For growth stocks such as Apple Inc., Google-owner Alphabet Inc. and Amazon.com Inc. that means a bigger discount to their earnings power. The tech-heavy Nasdaq 100 dropped 0.3% Thursday, extending its decline this year to 27%.
“The major vulnerabilities for growth stocks stems from the destruction of excess liquidity at a global level, and the associated higher discount rates,” said Peter Chatwell, head of global macro strategies trading at Mizuho International Plc. “Now that the monetary tightening is in full force, this should only be the beginning of the macro trend.”
Almost half of Nasdaq constituents are down at least 50% from the rolling highs, according to JPMorgan Chase & Co. Baskets tracking unprofitable technology firms and richly valued software firms have lost all of their pandemic-era gains.

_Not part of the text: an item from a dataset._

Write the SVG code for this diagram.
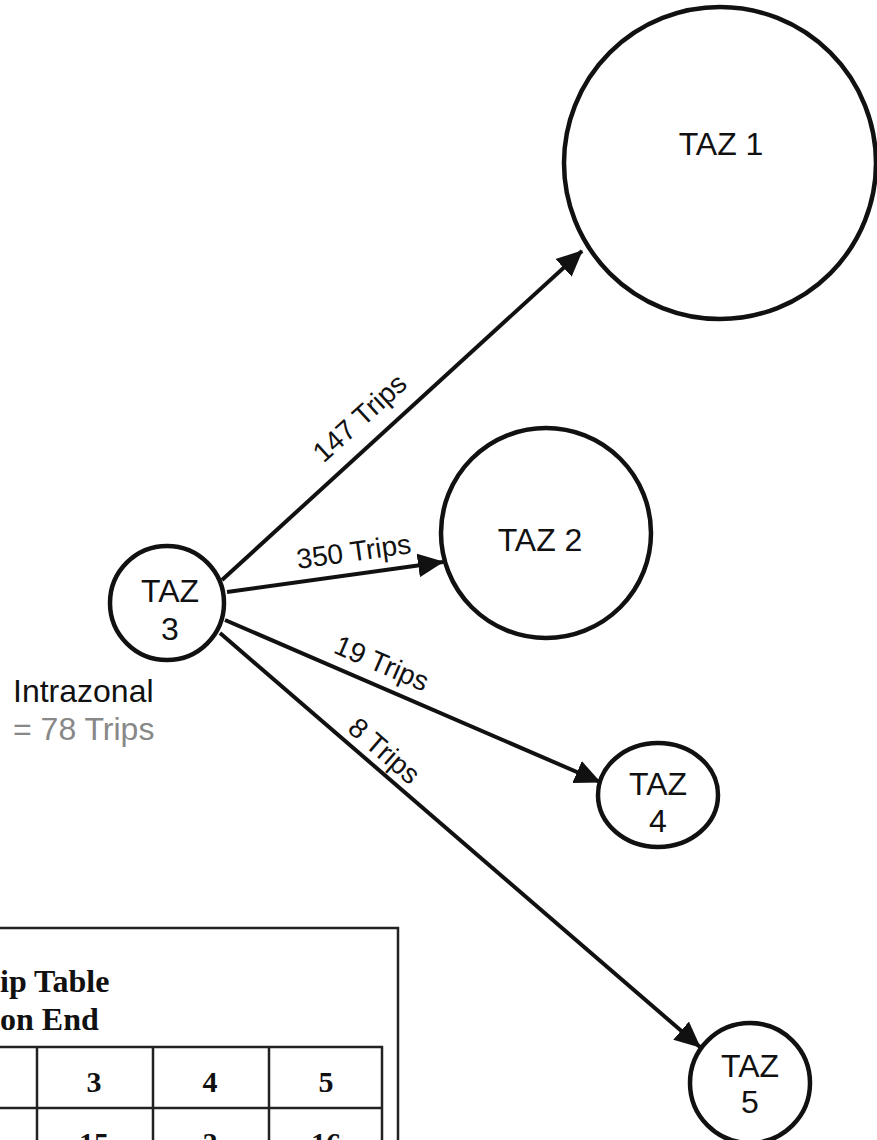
<svg xmlns="http://www.w3.org/2000/svg" width="877" height="1140" viewBox="0 0 877 1140">
<style>
.node{fill:none;stroke:#111;stroke-width:4.5}
.lbl{font-family:"Liberation Sans",Arial,sans-serif;font-size:32px;fill:#111;text-anchor:middle}
.elbl{font-family:"Liberation Sans",Arial,sans-serif;font-size:28px;fill:#111;text-anchor:middle}
.edge{fill:none;stroke:#111;stroke-width:4}
.tbl{fill:none;stroke:#222;stroke-width:2.5}
.tt{font-family:"Liberation Serif","Times New Roman",serif;font-weight:bold;font-size:32px;fill:#111}
.tn{font-family:"Liberation Serif","Times New Roman",serif;font-weight:bold;font-size:30px;fill:#111;text-anchor:middle}
</style>
<defs>
<marker id="ah" viewBox="0 0 26 26" refX="25" refY="13" markerWidth="26" markerHeight="26" markerUnits="userSpaceOnUse" orient="auto">
<path d="M0,1 L26,13 L0,25 z" fill="#111"/>
</marker>
</defs>
<rect width="877" height="1140" fill="#fff"/>

<g id="connectors">
<line class="edge" x1="222" y1="580" x2="582" y2="251" marker-end="url(#ah)"/>
<line class="edge" x1="227" y1="592" x2="443" y2="562" stroke-width="5" marker-end="url(#ah)"/>
<line class="edge" x1="225" y1="620" x2="600" y2="782" stroke="#333" stroke-width="3.5" marker-end="url(#ah)"/>
<line class="edge" x1="220" y1="633" x2="700" y2="1047" stroke="#333" marker-end="url(#ah)"/>
<text class="elbl" transform="translate(366,425) rotate(-42.4)">147 Trips</text>
<text class="elbl" transform="translate(355,561) rotate(-8)">350 Trips</text>
<text class="elbl" transform="translate(378,672) rotate(23.4)">19 Trips</text>
<text class="elbl" transform="translate(378,758) rotate(41)" fill="#666">8 Trips</text>
</g>

<g id="taz1">
<circle class="node" cx="720" cy="163" r="156"/>
<text class="lbl" x="721" y="155">TAZ 1</text>
</g>

<g id="taz2">
<circle class="node" cx="546" cy="533" r="105"/>
<text class="lbl" x="540" y="551">TAZ 2</text>
</g>

<g id="taz3">
<circle class="node" cx="167" cy="603" r="57"/>
<text class="lbl" x="170" y="602">TAZ</text>
<text class="lbl" x="170" y="640">3</text>
</g>

<g id="intrazonal">
<text class="lbl" x="13" y="702" style="text-anchor:start">Intrazonal</text>
<text class="lbl" x="13" y="740" style="text-anchor:start;fill:#888">= 78 Trips</text>
</g>

<g id="taz4">
<ellipse class="node" cx="658" cy="795" rx="60" ry="52" stroke="#555"/>
<text class="lbl" x="658" y="795" fill="#444">TAZ</text>
<text class="lbl" x="658" y="832" fill="#444">4</text>
</g>

<g id="taz5">
<circle class="node" cx="750" cy="1083" r="60"/>
<text class="lbl" x="750" y="1077">TAZ</text>
<text class="lbl" x="750" y="1113">5</text>
</g>

<g id="table">
<path class="tbl" d="M-5,928 H398 V1145"/>
<text class="tt" x="0" y="992">ip Table</text>
<text class="tt" x="0" y="1030">on End</text>
<path class="tbl" d="M-5,1047 H382 V1145 M-5,1108 H382 M37,1047 V1145 M153,1047 V1145 M269,1047 V1145"/>
<text class="tn" x="94" y="1092">3</text>
<text class="tn" x="210" y="1092">4</text>
<text class="tn" x="326" y="1092">5</text>
<text class="tn" x="94" y="1153">15</text>
<text class="tn" x="210" y="1153">2</text>
<text class="tn" x="326" y="1153">16</text>
</g>
</svg>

What’s more, growth stocks are likely to remain under pressure amid the prospect of a more aggressive Fed, according to Citigroup Inc. strategists. They reiterated their preference for cheaper value shares.
Growth stocks remain pricey, especially when compared with cyclical value stocks. The MSCI World Growth Index is currently trading at 22 times forward earnings versus 12 times for their value counterparts. The gap between the two famous investing styles is double the 25-year average.
Those future earnings expectations puts growth stocks directly in the path of inflation that erodes future revenue. Just look at Tesla Inc., which trades at 55 times 12-month forward earnings — a far cry from the S&P, which trades at 16.6 times.
That vision of profit growth looks increasingly clouded by economic reality.
“Mega-cap growth has fallen out of favor due to slowing earnings growth and the likelihood that economic conditions will not be as favorable for them relative to the rest of the market as they were during the height of the pandemic,” said Ed Clissold, the chief U.S. strategist at Ned Davis Research. “A continuation of the tightening cycle should mean more pain for growth.”